— START Recorded information —

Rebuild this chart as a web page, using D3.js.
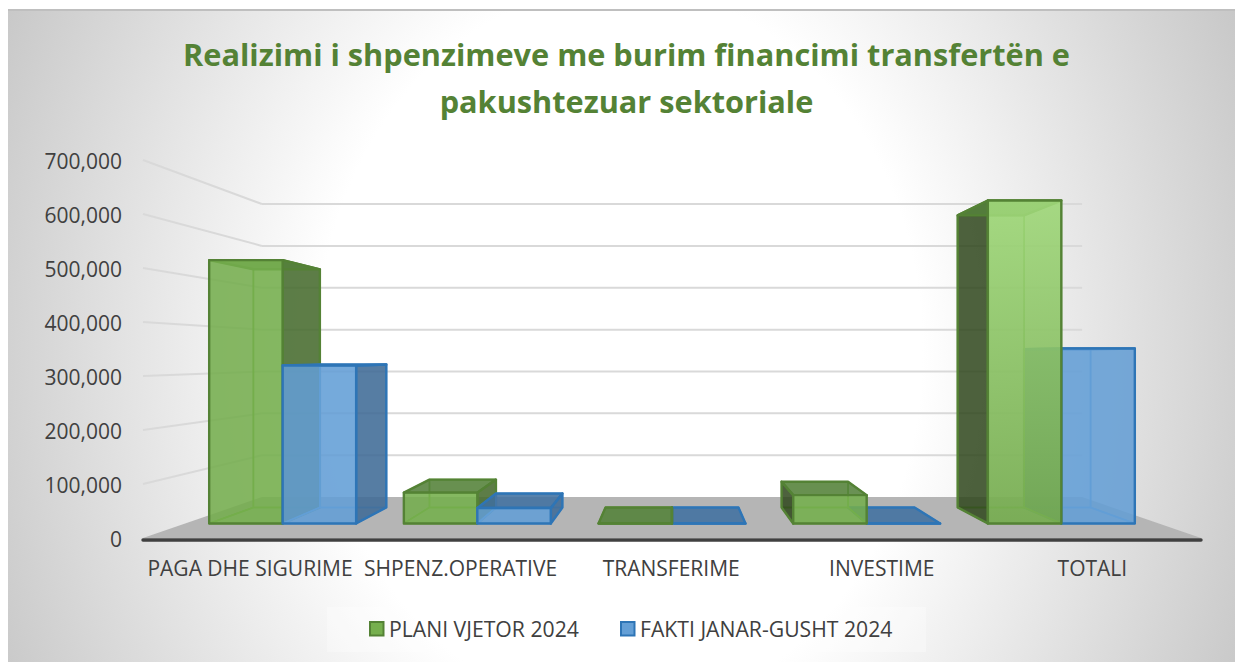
<!DOCTYPE html>
<html>
<head>
<meta charset="utf-8">
<script src="https://cdn.jsdelivr.net/npm/d3@7"></script>
<style>
  html, body { margin: 0; padding: 0; background: #fff; }
  svg { display: block; }
  text { font-family: "Open Sans", sans-serif; }
</style>
</head>
<body>
<div id="chart"></div>
<script>
const titleLines = ["Realizimi i shpenzimeve me burim financimi transfertën e", "pakushtezuar sektoriale"];
const categories = ["PAGA DHE SIGURIME", "SHPENZ.OPERATIVE", "TRANSFERIME", "INVESTIME", "TOTALI"];
const seriesNames = ["PLANI VJETOR 2024", "FAKTI JANAR-GUSHT 2024"];
const planValues = [530000, 62000, 0, 57000, 650000];
const factValues = [318000, 31000, 0, 0, 352000];
const yTickValues = [0, 100000, 200000, 300000, 400000, 500000, 600000, 700000];

const width = 1235, height = 662;

const svg = d3.select("#chart").append("svg")
    .attr("width", width)
    .attr("height", height);

const defs = svg.append("defs");

const bg = defs.append("radialGradient")
    .attr("id", "bg")
    .attr("gradientUnits", "userSpaceOnUse")
    .attr("cx", 620).attr("cy", 350).attr("r", 720)
    .attr("gradientTransform", "translate(620,350) scale(1,1.2) translate(-620,-350)");
bg.append("stop").attr("offset", "0.42").attr("stop-color", "#ffffff");
bg.append("stop").attr("offset", "1").attr("stop-color", "#c2c2c2");

// the TOTALI plan bar is lit from the top in the original
const lit = defs.append("linearGradient")
    .attr("id", "lit")
    .attr("x1", 0).attr("y1", 0).attr("x2", 0).attr("y2", 1);
lit.append("stop").attr("offset", "0").attr("stop-color", "#a0d87a");
lit.append("stop").attr("offset", "1").attr("stop-color", "#76ac50");

svg.append("rect")
    .attr("x", 8).attr("y", 9)
    .attr("width", width - 8).attr("height", height - 9)
    .attr("fill", "url(#bg)");

svg.append("line")
    .attr("x1", 8).attr("x2", width)
    .attr("y1", 10).attr("y2", 10)
    .attr("stroke", "#bfbfbf")
    .attr("stroke-width", 2);

// front plane scales
const x = d3.scaleBand()
    .domain(categories)
    .range([143, 1201])
    .paddingInner(0.245)
    .paddingOuter(0.1225);

const xSeries = d3.scaleBand()
    .domain(seriesNames)
    .range([0, x.bandwidth()]);

// labels sit slightly tighter than the bars
const xLabels = d3.scaleBand()
    .domain(categories)
    .range([144.7, 1197.7]);

const y = d3.scaleLinear()
    .domain([0, 700000])
    .range([538, 160]);

// simple perspective, depth 0 = front of the floor, 1 = back wall
const vanishX = 672, vanishY = 356, depthK = 0.29;
const project = (px, py, z) => {
    const s = 1 / (1 + depthK * z);
    return [vanishX + (px - vanishX) * s, vanishY + (py - vanishY) * s];
};
const barFront = 0.30, barBack = 0.696;

const line = d3.line();
const closed = pts => line(pts) + "Z";

const [xMin, xMax] = x.range();

// floor
svg.append("path")
    .attr("d", closed([project(xMin, y(0), 0), project(xMax, y(0), 0), project(xMax, y(0), 1), project(xMin, y(0), 1)]))
    .attr("fill", "#b5b5b5");

// gridlines on back wall and left wall
const grid = svg.append("g")
    .attr("fill", "none")
    .attr("stroke", "#d9d9d9")
    .attr("stroke-width", 2);

yTickValues.filter(d => d > 0).forEach(d => {
    grid.append("path").attr("d", line([project(xMin, y(d), 1), project(xMax, y(d), 1)]));
    grid.append("path").attr("d", line([project(xMin, y(d), 0), project(xMin, y(d), 1)]));
});

const seriesStyle = {
    [seriesNames[0]]: {
        stroke: "#548235", inner: "#6aa83f",
        back: "#70ad47", bottom: "#70ad47", left: "#2a4019", right: "#476a2f", top: "#54803a", front: "#76af4e"
    },
    [seriesNames[1]]: {
        stroke: "#2e75b6", inner: "#5b9bd5",
        back: "#5b9bd5", bottom: "#5b9bd5", left: "#2f5f8c", right: "#3f6a94", top: "#41709f", front: "#649fd6"
    }
};

function drawBar(g, cat, name, value) {
    const st = seriesStyle[name];
    const x0 = x(cat) + xSeries(name), x1 = x0 + xSeries.bandwidth();
    const yb = y(0), yt = y(value);
    const P = (px, py, z) => project(px, py, z);

    const faces = [
        { id: "back", op: 0.25, pts: [P(x0, yb, barBack), P(x1, yb, barBack), P(x1, yt, barBack), P(x0, yt, barBack)] },
        { id: "bottom", op: 0.25, pts: [P(x0, yb, barFront), P(x1, yb, barFront), P(x1, yb, barBack), P(x0, yb, barBack)] },
        { id: "left", op: 0.8, pts: [P(x0, yb, barFront), P(x0, yb, barBack), P(x0, yt, barBack), P(x0, yt, barFront)] },
        { id: "right", op: 0.85, pts: [P(x1, yb, barFront), P(x1, yb, barBack), P(x1, yt, barBack), P(x1, yt, barFront)] },
        { id: "top", op: 0.85, pts: [P(x0, yt, barFront), P(x1, yt, barFront), P(x1, yt, barBack), P(x0, yt, barBack)] },
        { id: "front", op: 0.85, pts: [P(x0, yb, barFront), P(x1, yb, barFront), P(x1, yt, barFront), P(x0, yt, barFront)] }
    ];

    // the side turned away from the viewer only shows through the front
    const center = (x0 + x1) / 2;
    const hidden = center < vanishX ? "left" : "right";

    faces.forEach(f => {
        const isHidden = f.id === hidden || f.id === "back" || f.id === "bottom";
        let fill = st[f.id];
        let op = f.id === hidden ? 0.12 : f.op;
        if (cat === categories[4] && name === seriesNames[0] && f.id === "front") {
            fill = "url(#lit)";
            op = 0.9;
        }
        g.append("path")
            .attr("d", closed(f.pts))
            .attr("fill", fill)
            .attr("fill-opacity", op)
            .attr("stroke", isHidden ? st.inner : st.stroke)
            .attr("stroke-width", isHidden ? 1.5 : 2.4)
            .attr("stroke-linejoin", "round");
    });
}

const bars = svg.append("g");
categories.forEach((cat, i) => {
    const pair = [
        { name: seriesNames[0], value: planValues[i] },
        { name: seriesNames[1], value: factValues[i] }
    ];
    // furthest from the centre gets painted first
    pair.sort((a, b) =>
        Math.abs(x(cat) + xSeries(b.name) + xSeries.bandwidth() / 2 - vanishX) -
        Math.abs(x(cat) + xSeries(a.name) + xSeries.bandwidth() / 2 - vanishX));
    pair.forEach(p => drawBar(bars, cat, p.name, p.value));
});

// axis baseline
svg.append("line")
    .attr("x1", xMin).attr("x2", xMax)
    .attr("y1", y(0) + 2).attr("y2", y(0) + 2)
    .attr("stroke", "#404040")
    .attr("stroke-width", 3.4)
    .attr("stroke-linecap", "round");

// axes, only their labels are visible
const yAxis = svg.append("g")
    .attr("transform", "translate(122,1.5)")
    .call(d3.axisLeft(y).tickValues(yTickValues).tickFormat(d3.format(",")).tickSize(0).tickPadding(0));
yAxis.select(".domain").remove();
yAxis.selectAll("text")
    .attr("fill", "#404040")
    .style("font-size", "21px");

const xAxis = svg.append("g")
    .attr("transform", "translate(0,561.5)")
    .call(d3.axisBottom(xLabels).tickSize(0).tickPadding(0));
xAxis.select(".domain").remove();
xAxis.selectAll("text")
    .attr("fill", "#404040")
    .style("font-size", "21px");

// title
svg.append("g").selectAll("text")
    .data(titleLines)
    .join("text")
    .attr("x", 626.5)
    .attr("y", (d, i) => 66 + i * 47)
    .attr("text-anchor", "middle")
    .attr("font-weight", "bold")
    .attr("font-size", 30.7)
    .attr("fill", "#548235")
    .text(d => d);

// legend
svg.append("rect")
    .attr("x", 327).attr("y", 607)
    .attr("width", 599).attr("height", 45)
    .attr("fill", "#ffffff")
    .attr("fill-opacity", 0.3);

const legendX = d3.scaleOrdinal().domain(seriesNames).range([370, 621]);
const legend = svg.append("g").selectAll("g")
    .data(seriesNames)
    .join("g")
    .attr("transform", d => `translate(${legendX(d)},622)`);

legend.append("rect")
    .attr("width", 13.5).attr("height", 13.5)
    .attr("fill", d => seriesStyle[d].front)
    .attr("stroke", d => seriesStyle[d].stroke)
    .attr("stroke-width", 2);

legend.append("text")
    .attr("x", 19)
    .attr("y", 14.5)
    .attr("font-size", 21.2)
    .attr("fill", "#404040")
    .text(d => d);
</script>
</body>
</html>
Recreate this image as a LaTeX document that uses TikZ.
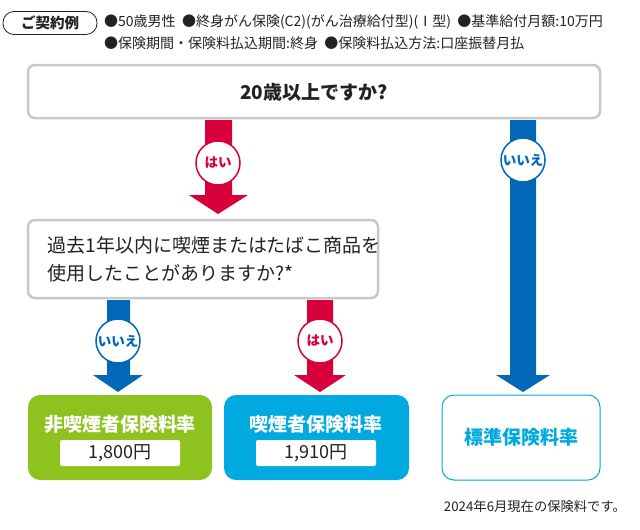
\documentclass[tikz,border=0pt]{standalone}
\usepackage{fontspec}
\setmainfont{Noto Sans CJK JP}
\definecolor{cred}{HTML}{D7003A}
\definecolor{cblue}{HTML}{0068B7}
\definecolor{cgreen}{HTML}{8DC21F}
\definecolor{ccyan}{HTML}{00A9E0}
\definecolor{cgray}{HTML}{C8C8C8}
\definecolor{ctext}{HTML}{222222}
\begin{document}
\begin{tikzpicture}[x=1pt,y=-1pt,
  qbox/.style={draw=cgray,line width=2.5pt,rounded corners=7pt,fill=white},
  bub/.style={circle,draw=#1,line width=1.5pt,fill=white,minimum size=44pt,inner sep=0pt,text=#1,font=\bfseries\fontsize{13.5}{13.5}\selectfont},
  res/.style={rounded corners=12pt},
  val/.style={fill=white,rounded corners=2pt,minimum width=120pt,minimum height=26pt,inner sep=0pt,font=\fontsize{18}{18}\selectfont,text=ctext}]
\useasboundingbox (0,0) rectangle (640,530);
% header
\node[draw=ctext,line width=0.8pt,rounded corners=11pt,minimum width=94pt,minimum height=23pt,inner sep=0pt,font=\bfseries\fontsize{14.5}{14.5}\selectfont,text=ctext] (hdr) at (50,23) {ご契約例};
\node[anchor=west,inner sep=0pt,font=\fontsize{14}{14}\selectfont,text=ctext] (l1) at (104,22) {●50歳男性\ \ ●終身がん保険(C2)(がん治療給付型)(Ⅰ型)\ \ ●基準給付月額:10万円};
\node[anchor=west,inner sep=0pt,font=\fontsize{14}{14}\selectfont,text=ctext] (l2) at (104,43) {●保険期間・保険料払込期間:終身\ \ ●保険料払込方法:口座振替月払};
% arrows
\fill[cred] (205,120) -- (232,120) -- (232,195) -- (248,195) -- (218,214) -- (189,195) -- (205,195) -- cycle;
\fill[cblue] (510,120) -- (536,120) -- (536,375) -- (550,375) -- (523,392) -- (496,375) -- (510,375) -- cycle;
\fill[cblue] (107,300) -- (130,300) -- (130,375) -- (143,375) -- (118,392) -- (93,375) -- (107,375) -- cycle;
\fill[cred] (307,300) -- (333,300) -- (333,375) -- (346,375) -- (320,392) -- (294,375) -- (307,375) -- cycle;
% question boxes
\draw[qbox] (28,65) rectangle (600,118);
\node[font=\bfseries\fontsize{19}{19}\selectfont,text=ctext] (q1) at (314,92) {20歳以上ですか?};
\draw[qbox] (28,220) rectangle (378,298);
\node[anchor=west,align=left,font=\fontsize{19}{28}\selectfont,text=ctext] (q2) at (44,259) {過去1年以内に喫煙またはたばこ商品を\\使用したことがありますか?*};
% bubbles
\node[bub=cred] (b1) at (218,163) {はい};
\node[bub=cblue] (b2) at (523,160) {いいえ};
\node[bub=cblue] (b3) at (118,341) {いいえ};
\node[bub=cred] (b4) at (320,341) {はい};
% results
\fill[cgreen,res] (28,395) rectangle (212,480);
\node[text=white,font=\bfseries\fontsize{19}{19}\selectfont] (r1) at (120,424) {非喫煙者保険料率};
\node[val] (v1) at (120,453) {1,800円};
\fill[ccyan,res] (224,395) rectangle (409,480);
\node[text=white,font=\bfseries\fontsize{19}{19}\selectfont] (r2) at (316,424) {喫煙者保険料率};
\node[val] (v2) at (316,453) {1,910円};
\draw[ccyan,line width=1pt,res,fill=white] (442,395) rectangle (600,480);
\node[text=ccyan,font=\bfseries\fontsize{19}{19}\selectfont] (r3) at (521,437) {標準保険料率};
\node[anchor=east,inner sep=0pt,font=\fontsize{13.3}{13.3}\selectfont,text=ctext] (fn) at (626,506) {2024年6月現在の保険料です。};
\end{tikzpicture}
\end{document}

— END Recorded information —

- [Task statement]:
Which lines contain the word "this"? Copy each of them.

- [Complete response]:
Rebuild this chart as a web page, using D3.js.
Recreate this image as a LaTeX document that uses TikZ.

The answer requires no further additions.